Hirschfeld’s efforts and progress were destroyed by the rise of the Nazis. During the Nazi regime, the Berlin sex researcher was considered an enemy because of his commitment to the gay rights movement. After seizing power in May 1933, the Nazis stormed Hirschfeld’s institute in Berlin. Hirschfeld was traveling around the world at the time and never returned.
Even long after the end of World War II, gay sex remained a criminal offense in Germany. The notorious Section 175 of the Criminal Code was drastically tightened by the Nazis in 1935. Instead of abolishing this version after 1945, the Federal Republic adopted the stricter version. “Many politicians and lawyers were of the opinion that Paragraph 175 did not contain any specific Nazi injustice and could therefore be retained and even had to be retained,” says Michael Schwartz.
In the GDR, the decision was made as early as 1950/51 not to retain the Nazi version of the paragraph.
Instead, gay men were prosecuted under the old Weimar version of the paragraph. “However, this did not apply to the Nazi version of the additional paragraph 175a,” says Schwartz. According to this, sex with men under the age of 21 continued to be criminalized, as it had been under the Nazis. In 1968, one year before the Federal Republic, homosexual acts between adults were legalized, but “seduction of minors” remained a criminal offense.

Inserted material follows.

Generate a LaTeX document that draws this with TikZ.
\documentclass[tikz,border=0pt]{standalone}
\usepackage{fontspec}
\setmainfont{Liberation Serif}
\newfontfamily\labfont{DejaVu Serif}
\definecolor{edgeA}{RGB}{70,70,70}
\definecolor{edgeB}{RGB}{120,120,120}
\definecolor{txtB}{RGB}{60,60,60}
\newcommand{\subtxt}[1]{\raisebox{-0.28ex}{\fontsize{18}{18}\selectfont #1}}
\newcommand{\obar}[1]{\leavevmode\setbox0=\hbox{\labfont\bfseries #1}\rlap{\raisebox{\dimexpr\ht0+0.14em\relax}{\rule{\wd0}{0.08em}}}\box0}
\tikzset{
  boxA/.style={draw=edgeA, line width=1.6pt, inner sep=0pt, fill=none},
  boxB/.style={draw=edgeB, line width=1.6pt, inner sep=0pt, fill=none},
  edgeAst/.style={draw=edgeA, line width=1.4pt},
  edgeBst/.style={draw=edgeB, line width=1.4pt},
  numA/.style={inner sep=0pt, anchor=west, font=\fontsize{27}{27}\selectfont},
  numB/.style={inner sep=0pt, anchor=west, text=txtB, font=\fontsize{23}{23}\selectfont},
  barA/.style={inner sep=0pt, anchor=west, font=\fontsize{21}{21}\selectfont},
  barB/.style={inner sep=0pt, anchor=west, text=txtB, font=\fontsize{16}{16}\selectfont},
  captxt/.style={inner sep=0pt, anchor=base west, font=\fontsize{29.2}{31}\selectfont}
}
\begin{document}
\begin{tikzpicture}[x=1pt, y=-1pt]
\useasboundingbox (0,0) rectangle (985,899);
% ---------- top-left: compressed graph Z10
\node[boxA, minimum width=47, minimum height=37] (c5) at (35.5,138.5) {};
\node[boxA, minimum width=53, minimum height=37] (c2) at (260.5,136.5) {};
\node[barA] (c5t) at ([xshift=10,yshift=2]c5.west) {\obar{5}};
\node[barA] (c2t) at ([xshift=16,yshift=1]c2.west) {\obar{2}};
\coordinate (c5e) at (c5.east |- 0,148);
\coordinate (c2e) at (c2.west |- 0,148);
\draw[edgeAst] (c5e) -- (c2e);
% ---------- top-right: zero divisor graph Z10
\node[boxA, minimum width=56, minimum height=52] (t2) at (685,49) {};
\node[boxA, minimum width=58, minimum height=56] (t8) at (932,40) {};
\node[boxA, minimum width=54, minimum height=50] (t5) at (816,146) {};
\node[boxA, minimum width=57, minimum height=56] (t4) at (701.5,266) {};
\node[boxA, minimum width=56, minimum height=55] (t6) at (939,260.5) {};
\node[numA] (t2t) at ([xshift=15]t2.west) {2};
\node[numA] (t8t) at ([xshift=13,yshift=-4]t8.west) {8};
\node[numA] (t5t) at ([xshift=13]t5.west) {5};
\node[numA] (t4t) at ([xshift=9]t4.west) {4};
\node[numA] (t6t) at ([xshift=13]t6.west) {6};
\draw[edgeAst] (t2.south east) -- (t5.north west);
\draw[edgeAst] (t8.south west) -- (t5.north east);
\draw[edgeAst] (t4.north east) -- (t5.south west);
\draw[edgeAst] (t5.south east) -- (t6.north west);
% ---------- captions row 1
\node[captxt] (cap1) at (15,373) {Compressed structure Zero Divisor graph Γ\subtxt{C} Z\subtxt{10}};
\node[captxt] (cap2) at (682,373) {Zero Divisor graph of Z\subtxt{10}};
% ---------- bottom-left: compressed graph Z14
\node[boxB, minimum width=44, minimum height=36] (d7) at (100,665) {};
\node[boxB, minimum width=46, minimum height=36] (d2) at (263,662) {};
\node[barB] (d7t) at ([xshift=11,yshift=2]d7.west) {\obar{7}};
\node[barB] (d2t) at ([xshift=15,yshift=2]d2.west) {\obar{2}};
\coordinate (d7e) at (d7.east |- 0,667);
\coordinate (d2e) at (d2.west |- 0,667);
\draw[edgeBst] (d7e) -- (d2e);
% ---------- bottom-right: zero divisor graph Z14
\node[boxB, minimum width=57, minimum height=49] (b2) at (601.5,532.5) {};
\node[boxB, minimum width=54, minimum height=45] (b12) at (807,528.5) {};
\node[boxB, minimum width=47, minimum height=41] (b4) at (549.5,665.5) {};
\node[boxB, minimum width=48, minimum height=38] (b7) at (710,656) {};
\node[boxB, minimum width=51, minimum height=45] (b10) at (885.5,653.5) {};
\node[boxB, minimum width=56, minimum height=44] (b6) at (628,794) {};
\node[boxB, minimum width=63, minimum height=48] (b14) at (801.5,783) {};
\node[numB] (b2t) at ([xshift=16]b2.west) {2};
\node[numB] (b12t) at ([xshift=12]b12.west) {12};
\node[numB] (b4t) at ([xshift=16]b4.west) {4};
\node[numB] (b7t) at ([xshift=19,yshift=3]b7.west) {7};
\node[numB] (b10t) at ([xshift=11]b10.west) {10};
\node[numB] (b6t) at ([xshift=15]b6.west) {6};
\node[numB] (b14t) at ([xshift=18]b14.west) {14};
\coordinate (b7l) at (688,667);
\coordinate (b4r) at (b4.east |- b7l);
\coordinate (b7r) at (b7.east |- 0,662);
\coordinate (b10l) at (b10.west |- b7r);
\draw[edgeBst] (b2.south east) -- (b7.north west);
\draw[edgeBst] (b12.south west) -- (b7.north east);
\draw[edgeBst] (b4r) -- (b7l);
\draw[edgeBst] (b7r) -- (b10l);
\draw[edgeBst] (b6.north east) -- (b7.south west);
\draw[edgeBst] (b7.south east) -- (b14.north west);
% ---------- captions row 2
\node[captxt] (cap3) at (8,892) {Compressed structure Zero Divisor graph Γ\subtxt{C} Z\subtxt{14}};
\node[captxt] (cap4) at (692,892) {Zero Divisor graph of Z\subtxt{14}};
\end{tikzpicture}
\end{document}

The way German cities approached criminal prosecution varied greatly in some cases. In Hamburg, the district office issued dancing bans to deprive gay bars of their economic basis, and the police issued toilet bans to prevent gay men from cruising. In addition, spy mirrors were installed in public toilets, i.e., mirrored windows behind which police officers sat to monitor men and catch them having sex. “On the other hand, the sentences in Hamburg and West Berlin were often more lenient than elsewhere,” says Michael Schwartz.
The consequences of this injustice were severe. Many men lost their jobs, their families, or their homes as a result of investigations. Some took their own lives under the pressure of police interrogations and social ostracism. Legal recourse was virtually impossible: those who fought back risked further humiliation. Silence seemed safer, and it was particularly difficult to develop a confident gay identity.
Nevertheless, gay men also joined forces back then. “Persecution under the law intensified the formation of a gay movement,” says Schwartz. In many German cities, a scene developed with its own bars, porn cinemas, and other meeting places. “Berlin was always an important center, joined by cities such as Frankfurt, Hamburg, Cologne, and Leipzig in the GDR. Since the 1970s, many smaller university towns have also become important,” says Schwartz.
In 1969, the Social Democratic government restricted Section 175: same-sex acts between adults over the age of 21 were decriminalized. However, this did not end the social exclusion of gay men, which is why many gay men joined forces in the wake of the student movement at that time. Many groups formed throughout Germany after the screening of Rosa von Praunheim’s much-discussed film “It is not the homosexual who is perverse, but the situation in which he lives.” In 1972, the first Pride demonstration took place in Münster, with many more to follow.
As in Poland, state repression led to solidarity in the Federal Republic of Germany. The experience of injustice created an awareness of common resistance and became an important driving force behind the emerging queer movement. At the same time, the trauma of Section 175 remained: between 1945 and the 1969 reform, an estimated 50,000 men were convicted—a legacy that left deep scars on the lives of individuals and the community.